Fun with friends makes for a great day.
Norbit, a salmon-colored worm with a pink kerchief, joyfully greets the day and everyone he encounters. “Hello, friends! It’s time for fun with the sun! Let’s play!” He and his menagerie of forest pals—including the sun, who grows limbs and descends from the sky—exuberantly engage in various forms of physical activity such as jumping, going down a slide, spinning around, and watching the clouds go by. Young readers will readily relate, as these are games that most children are familiar with. As day turns to night, Norbit says farewell to Sun and welcomes Moon with an invitation to continue the fun. Watkins has created a vivid world of movement and merriment.
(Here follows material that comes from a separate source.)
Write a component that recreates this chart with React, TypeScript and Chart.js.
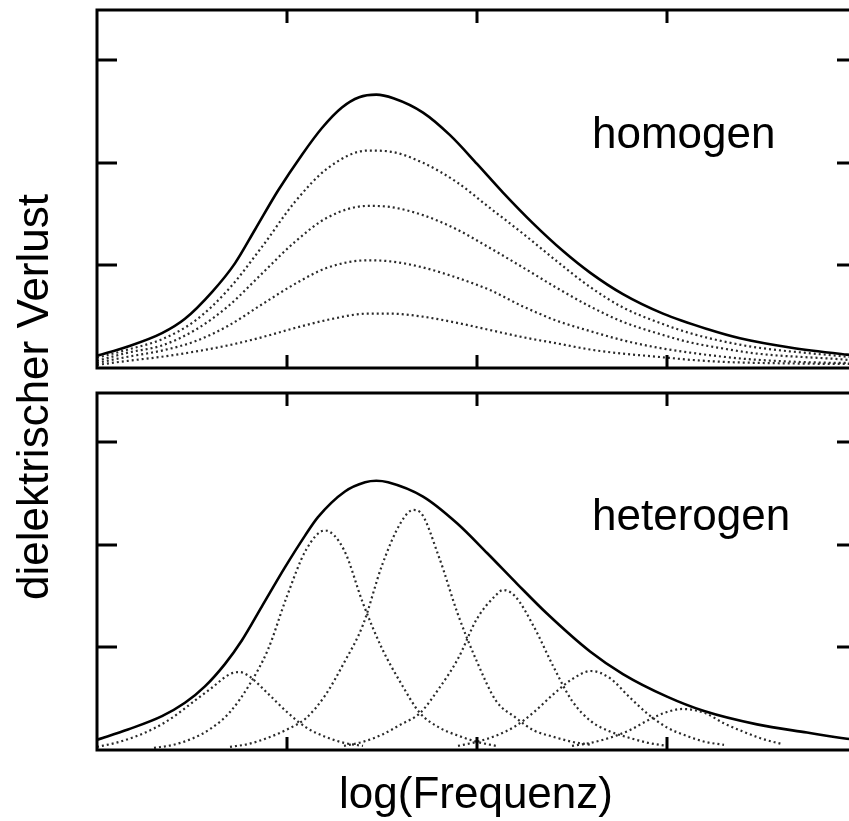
import React, { useEffect, useRef } from "react";
import { Chart, registerables } from "chart.js";

Chart.register(...registerables);

// ---- axes ----
const X_MAX = 4;
const TOP_Y_MAX = 3.49;
const BOT_Y_MAX = 3.48;
const X_TICKS = [1, 2, 3];
const Y_TICKS = [1, 2, 3];

// ---- labels ----
const Y_TITLE = "dielektrischer Verlust";
const X_TITLE = "log(Frequenz)";
const TOP_LABEL = "homogen";
const BOT_LABEL = "heterogen";

// ---- homogeneous panel: total loss curve ----
const TOP_SOLID_X = [0, 0.163, 0.342, 0.463, 0.605, 0.726, 0.832, 0.953, 1.079, 1.184, 1.289, 1.38, 1.47, 1.56, 1.716, 1.858, 2.0, 2.137, 2.295, 2.453, 2.595, 2.768, 2.979, 3.211, 3.384, 3.647, 3.947, 4.0];
const TOP_SOLID_Y = [0.12, 0.21, 0.34, 0.48, 0.74, 1.02, 1.35, 1.73, 2.08, 2.34, 2.54, 2.64, 2.665, 2.63, 2.49, 2.27, 1.99, 1.71, 1.41, 1.14, 0.93, 0.72, 0.53, 0.38, 0.29, 0.2, 0.13, 0.12];

// ---- homogeneous panel: partial curves (shared frequency grid) ----
const TOP_DOT_X = [0, 0.163, 0.342, 0.516, 0.689, 0.868, 1.042, 1.216, 1.426, 1.542, 1.716, 1.895, 2.068, 2.242, 2.421, 2.595, 2.768, 2.947, 3.121, 3.295, 3.474, 3.947, 4.0];
const TOP_DOT_1 = [0.1, 0.18, 0.28, 0.46, 0.76, 1.18, 1.62, 1.95, 2.12, 2.11, 2.0, 1.81, 1.56, 1.31, 1.04, 0.79, 0.59, 0.45, 0.34, 0.26, 0.2, 0.11, 0.1];
const TOP_DOT_2 = [0.07, 0.15, 0.22, 0.37, 0.6, 0.92, 1.23, 1.47, 1.58, 1.57, 1.49, 1.35, 1.17, 0.98, 0.78, 0.6, 0.45, 0.34, 0.25, 0.19, 0.14, 0.08, 0.07];
const TOP_DOT_3 = [0.05, 0.11, 0.17, 0.26, 0.41, 0.62, 0.82, 0.98, 1.05, 1.04, 0.98, 0.88, 0.76, 0.6, 0.46, 0.36, 0.27, 0.2, 0.15, 0.11, 0.08, 0.05, 0.05];
const TOP_DOT_4 = [0.03, 0.07, 0.11, 0.16, 0.22, 0.3, 0.39, 0.47, 0.53, 0.53, 0.5, 0.44, 0.37, 0.3, 0.24, 0.18, 0.14, 0.11, 0.08, 0.06, 0.05, 0.04, 0.04];

// ---- heterogeneous panel: total loss curve ----
const BOT_SOLID_X = [0, 0.163, 0.342, 0.463, 0.568, 0.674, 0.763, 0.868, 0.989, 1.095, 1.163, 1.305, 1.411, 1.47, 1.532, 1.716, 1.895, 2.053, 2.211, 2.368, 2.595, 2.768, 3.0, 3.195, 3.474, 3.737, 3.947, 4.0];
const BOT_SOLID_Y = [0.1, 0.2, 0.33, 0.46, 0.62, 0.84, 1.07, 1.4, 1.78, 2.09, 2.27, 2.52, 2.61, 2.625, 2.61, 2.47, 2.21, 1.92, 1.62, 1.33, 0.96, 0.74, 0.52, 0.38, 0.25, 0.17, 0.11, 0.1];

// ---- heterogeneous panel: individual relaxation peaks ----
const PEAK1_X = [0, 0.1, 0.2, 0.3, 0.4, 0.5, 0.6, 0.7, 0.75, 0.8, 0.9, 1.0, 1.1, 1.2, 1.3, 1.4];
const PEAK1_Y = [0.03, 0.07, 0.13, 0.21, 0.32, 0.46, 0.6, 0.74, 0.76, 0.72, 0.55, 0.37, 0.22, 0.13, 0.07, 0.04];
const PEAK2_X = [0.3, 0.4, 0.5, 0.6, 0.7, 0.8, 0.9, 1.0, 1.1, 1.2, 1.3, 1.4, 1.5, 1.6, 1.7, 1.8, 1.9, 2.0, 2.1];
const PEAK2_Y = [0.02, 0.05, 0.11, 0.21, 0.37, 0.63, 0.98, 1.5, 1.95, 2.14, 1.95, 1.43, 0.99, 0.65, 0.36, 0.22, 0.14, 0.08, 0.04];
const PEAK3_X = [0.7, 0.8, 0.9, 1.0, 1.1, 1.2, 1.3, 1.4, 1.5, 1.6, 1.665, 1.7, 1.8, 1.9, 2.0, 2.1, 2.2, 2.3, 2.4, 2.5, 2.6];
const PEAK3_Y = [0.03, 0.06, 0.12, 0.2, 0.31, 0.53, 0.85, 1.22, 1.8, 2.22, 2.34, 2.32, 1.88, 1.32, 0.86, 0.48, 0.32, 0.19, 0.13, 0.08, 0.05];
const PEAK4_X = [1.3, 1.4, 1.5, 1.6, 1.7, 1.8, 1.9, 2.0, 2.1, 2.137, 2.2, 2.3, 2.4, 2.5, 2.6, 2.7, 2.8, 2.9, 3.0];
const PEAK4_Y = [0.04, 0.08, 0.15, 0.25, 0.36, 0.6, 0.89, 1.28, 1.51, 1.56, 1.5, 1.2, 0.82, 0.48, 0.28, 0.18, 0.12, 0.07, 0.04];
const PEAK5_X = [1.9, 2.0, 2.1, 2.2, 2.3, 2.4, 2.5, 2.6, 2.7, 2.8, 2.9, 3.0, 3.1, 3.2, 3.3];
const PEAK5_Y = [0.04, 0.08, 0.14, 0.23, 0.37, 0.54, 0.69, 0.77, 0.7, 0.52, 0.35, 0.22, 0.14, 0.08, 0.05];
const PEAK6_X = [2.5, 2.6, 2.7, 2.8, 2.9, 3.0, 3.08, 3.2, 3.3, 3.4, 3.5, 3.6];
const PEAK6_Y = [0.04, 0.07, 0.12, 0.19, 0.29, 0.37, 0.4, 0.36, 0.26, 0.18, 0.11, 0.06];

const CANVAS_W = 880;
const CANVAS_H = 821;
const FONT = "44px 'Liberation Sans', Arial, sans-serif";

const pts = (xs: number[], ys: number[]) => xs.map((x, i) => ({ x, y: ys[i] }));

const solid = (xs: number[], ys: number[]) => ({
  data: pts(xs, ys),
  borderColor: "#000",
  borderWidth: 2.6,
  pointRadius: 0,
  cubicInterpolationMode: "monotone" as const,
  fill: false,
});

const dotted = (xs: number[], ys: number[]) => ({
  data: pts(xs, ys),
  borderColor: "#2a2a2a",
  borderWidth: 2.2,
  borderDash: [2, 3],
  pointRadius: 0,
  cubicInterpolationMode: "monotone" as const,
  fill: false,
});

type Extra = (ctx: CanvasRenderingContext2D, chart: any) => void;

// Frame with inward-pointing ticks, plus any panel text
const framePlugin = (extra: Extra) => ({
  id: "frame",
  afterDraw(chart: any) {
    const { ctx, chartArea } = chart;
    const { left, right, top, bottom } = chartArea;
    const xs = chart.scales.x;
    const ys = chart.scales.y;
    ctx.save();
    ctx.strokeStyle = "#000";
    ctx.lineWidth = 3;
    ctx.strokeRect(left, top, right - left, bottom - top);
    ctx.beginPath();
    X_TICKS.forEach((v) => {
      const px = Math.round(xs.getPixelForValue(v));
      ctx.moveTo(px, top);
      ctx.lineTo(px, top + 13);
      ctx.moveTo(px, bottom);
      ctx.lineTo(px, bottom - 13);
    });
    Y_TICKS.forEach((v) => {
      const py = Math.round(ys.getPixelForValue(v));
      ctx.moveTo(left, py);
      ctx.lineTo(left + 20, py);
      ctx.moveTo(right, py);
      ctx.lineTo(right - 20, py);
    });
    ctx.stroke();
    ctx.fillStyle = "#000";
    ctx.font = FONT;
    ctx.textBaseline = "alphabetic";
    extra(ctx, chart);
    ctx.restore();
  },
});

const makeConfig = (
  datasets: any[],
  padding: { left: number; right: number; top: number; bottom: number },
  yMax: number,
  extra: Extra
) => ({
  type: "line" as const,
  data: { datasets },
  options: {
    responsive: false,
    maintainAspectRatio: false,
    animation: false as const,
    layout: { padding },
    scales: {
      x: { type: "linear" as const, min: 0, max: X_MAX, display: false },
      y: { type: "linear" as const, min: 0, max: yMax, display: false },
    },
    plugins: { legend: { display: false }, tooltip: { enabled: false } },
  },
  plugins: [framePlugin(extra)],
});

export default function App() {
  const topRef = useRef<HTMLCanvasElement>(null);
  const botRef = useRef<HTMLCanvasElement>(null);

  useEffect(() => {
    const top = new Chart(
      topRef.current!,
      makeConfig(
        [
          dotted(TOP_DOT_X, TOP_DOT_4),
          dotted(TOP_DOT_X, TOP_DOT_3),
          dotted(TOP_DOT_X, TOP_DOT_2),
          dotted(TOP_DOT_X, TOP_DOT_1),
          solid(TOP_SOLID_X, TOP_SOLID_Y),
        ],
        { left: 97, right: CANVAS_W - 857, top: 10, bottom: CANVAS_H - 368 },
        TOP_Y_MAX,
        (ctx) => {
          ctx.textAlign = "left";
          ctx.fillText(TOP_LABEL, 592, 148);
          // vertical axis title shared by both panels
          ctx.save();
          ctx.translate(48, 397);
          ctx.rotate(-Math.PI / 2);
          ctx.textAlign = "center";
          ctx.fillText(Y_TITLE, 0, 0);
          ctx.restore();
        }
      ) as any
    );
    const bot = new Chart(
      botRef.current!,
      makeConfig(
        [
          dotted(PEAK1_X, PEAK1_Y),
          dotted(PEAK2_X, PEAK2_Y),
          dotted(PEAK3_X, PEAK3_Y),
          dotted(PEAK4_X, PEAK4_Y),
          dotted(PEAK5_X, PEAK5_Y),
          dotted(PEAK6_X, PEAK6_Y),
          solid(BOT_SOLID_X, BOT_SOLID_Y),
        ],
        { left: 97, right: CANVAS_W - 857, top: 393, bottom: CANVAS_H - 750 },
        BOT_Y_MAX,
        (ctx) => {
          ctx.textAlign = "left";
          ctx.fillText(BOT_LABEL, 592, 530);
          ctx.textAlign = "center";
          ctx.fillText(X_TITLE, 476, 808);
        }
      ) as any
    );
    return () => {
      top.destroy();
      bot.destroy();
    };
  }, []);

  const canvasStyle: React.CSSProperties = {
    position: "absolute",
    left: 0,
    top: 0,
    width: CANVAS_W,
    height: CANVAS_H,
  };

  return (
    <div
      style={{
        position: "fixed",
        left: 0,
        top: 0,
        width: 849,
        height: 821,
        overflow: "hidden",
        background: "#fff",
      }}
    >
      <canvas ref={topRef} width={CANVAS_W} height={CANVAS_H} style={canvasStyle} />
      <canvas ref={botRef} width={CANVAS_W} height={CANVAS_H} style={canvasStyle} />
    </div>
  );
}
Her illustrations feature bright bursts of color that match the energy of the text, with most sentences ending in an exclamation point. The author/illustrator incorporates many elements that make for an ideal early-reading experience (despite the use of a contraction or two): art free from clutter, text consisting of words with only one or two syllables, and repetition and recurring bits, such as a continued game of hide-and-seek with Sun. Inspired by never-before-seen sketches from the Dr. Seuss Collection archives at the University of California San Diego, this is the first title for Seuss Studios, a new imprint for original stories from “emerging authors and illustrators” who “honor Seuss’s hallmark spirit of creativity and imagination.”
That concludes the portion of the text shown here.